• Aim of the exercise: Write out all the lines again, precisely as they stand, but without the images.
________
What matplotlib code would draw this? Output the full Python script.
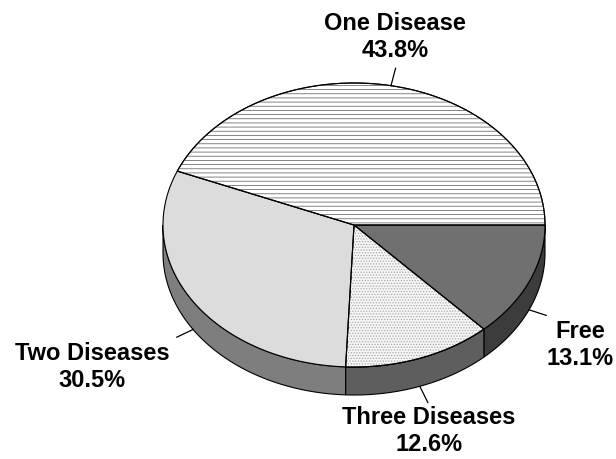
import numpy as np
import matplotlib.pyplot as plt
from matplotlib.patches import Polygon

labels = ["Free", "Three Diseases", "Two Diseases", "One Disease"]
shares = [13.1, 12.6, 30.5, 43.8]
top_colors = ["#707070", "#f6f6f6", "#dcdcdc", "#ffffff"]
side_colors = ["#3c3c3c", "#5e5e5e", "#7e7e7e", "#9a9a9a"]
hatches = [None, "......", None, "----"]
hatch_colors = [None, "#a8a8a8", None, "#707070"]
label_pos = [(580, 345), (429, 431), (92, 367), (395, 37)]

cx, cy = 354, 225      # centre of top face (pixels)
a, b = 191, 142        # semi axes
depth = 28

plt.rcParams["font.family"] = ["Liberation Sans", "DejaVu Sans"]
fig = plt.figure(figsize=(6.16, 4.59), dpi=100)
ax = fig.add_axes([0, 0, 1, 1])
ax.set_xlim(0, 616)
ax.set_ylim(459, 0)
ax.axis("off")

def pt(t, dy=0):
    return cx + a * np.cos(t), cy + b * np.sin(t) + dy

bounds = np.concatenate([[0], np.cumsum(shares)]) / 100 * 2 * np.pi

# side walls (front part only: angles between 0 and pi)
for i in range(len(shares)):
    t0, t1 = max(bounds[i], 0), min(bounds[i + 1], np.pi)
    if t1 <= t0:
        continue
    ts = np.linspace(t0, t1, 80)
    upper = [pt(t) for t in ts]
    lower = [pt(t, depth) for t in ts[::-1]]
    ax.add_patch(Polygon(upper + lower, closed=True, fc=side_colors[i],
                         ec="black", lw=0.8, zorder=1))

# top faces
for i in range(len(shares)):
    ts = np.linspace(bounds[i], bounds[i + 1], 120)
    verts = [(cx, cy)] + [pt(t) for t in ts]
    p = Polygon(verts, closed=True, fc=top_colors[i], ec="black", lw=0.8, zorder=2)
    ax.add_patch(p)
    if hatches[i]:
        h = Polygon(verts, closed=True, fc="none", ec=hatch_colors[i], lw=0,
                    hatch=hatches[i], zorder=3)
        h.set_hatch_linewidth(0.6)
        ax.add_patch(h)
        ax.add_patch(Polygon(verts, closed=True, fc="none", ec="black", lw=0.8, zorder=4))

# labels and leader lines
for i in range(len(shares)):
    mid = (bounds[i] + bounds[i + 1]) / 2
    dy = depth if np.sin(mid) > 0 else 0
    x0, y0 = pt(mid, dy)
    ux, uy = np.cos(mid), np.sin(mid) * b / a
    n = np.hypot(ux, uy)
    ax.plot([x0, x0 + 18 * ux / n], [y0, y0 + 18 * uy / n], color="black", lw=0.9, zorder=5)
    x, y = label_pos[i]
    ax.text(x, y, f"{labels[i]}\n{shares[i]}%", ha="center", va="center",
            fontsize=17, fontweight="bold", linespacing=1.2, zorder=6)

fig.savefig("out.png", dpi=100)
________
• Task answer:
What matplotlib code would draw this? Output the full Python script.
import numpy as np
import matplotlib.pyplot as plt
from matplotlib.patches import Polygon

labels = ["Free", "Three Diseases", "Two Diseases", "One Disease"]
shares = [13.1, 12.6, 30.5, 43.8]
top_colors = ["#707070", "#f6f6f6", "#dcdcdc", "#ffffff"]
side_colors = ["#3c3c3c", "#5e5e5e", "#7e7e7e", "#9a9a9a"]
hatches = [None, "......", None, "----"]
hatch_colors = [None, "#a8a8a8", None, "#707070"]
label_pos = [(580, 345), (429, 431), (92, 367), (395, 37)]

cx, cy = 354, 225      # centre of top face (pixels)
a, b = 191, 142        # semi axes
depth = 28

plt.rcParams["font.family"] = ["Liberation Sans", "DejaVu Sans"]
fig = plt.figure(figsize=(6.16, 4.59), dpi=100)
ax = fig.add_axes([0, 0, 1, 1])
ax.set_xlim(0, 616)
ax.set_ylim(459, 0)
ax.axis("off")

def pt(t, dy=0):
    return cx + a * np.cos(t), cy + b * np.sin(t) + dy

bounds = np.concatenate([[0], np.cumsum(shares)]) / 100 * 2 * np.pi

# side walls (front part only: angles between 0 and pi)
for i in range(len(shares)):
    t0, t1 = max(bounds[i], 0), min(bounds[i + 1], np.pi)
    if t1 <= t0:
        continue
    ts = np.linspace(t0, t1, 80)
    upper = [pt(t) for t in ts]
    lower = [pt(t, depth) for t in ts[::-1]]
    ax.add_patch(Polygon(upper + lower, closed=True, fc=side_colors[i],
                         ec="black", lw=0.8, zorder=1))

# top faces
for i in range(len(shares)):
    ts = np.linspace(bounds[i], bounds[i + 1], 120)
    verts = [(cx, cy)] + [pt(t) for t in ts]
    p = Polygon(verts, closed=True, fc=top_colors[i], ec="black", lw=0.8, zorder=2)
    ax.add_patch(p)
    if hatches[i]:
        h = Polygon(verts, closed=True, fc="none", ec=hatch_colors[i], lw=0,
                    hatch=hatches[i], zorder=3)
        h.set_hatch_linewidth(0.6)
        ax.add_patch(h)
        ax.add_patch(Polygon(verts, closed=True, fc="none", ec="black", lw=0.8, zorder=4))

# labels and leader lines
for i in range(len(shares)):
    mid = (bounds[i] + bounds[i + 1]) / 2
    dy = depth if np.sin(mid) > 0 else 0
    x0, y0 = pt(mid, dy)
    ux, uy = np.cos(mid), np.sin(mid) * b / a
    n = np.hypot(ux, uy)
    ax.plot([x0, x0 + 18 * ux / n], [y0, y0 + 18 * uy / n], color="black", lw=0.9, zorder=5)
    x, y = label_pos[i]
    ax.text(x, y, f"{labels[i]}\n{shares[i]}%", ha="center", va="center",
            fontsize=17, fontweight="bold", linespacing=1.2, zorder=6)

fig.savefig("out.png", dpi=100)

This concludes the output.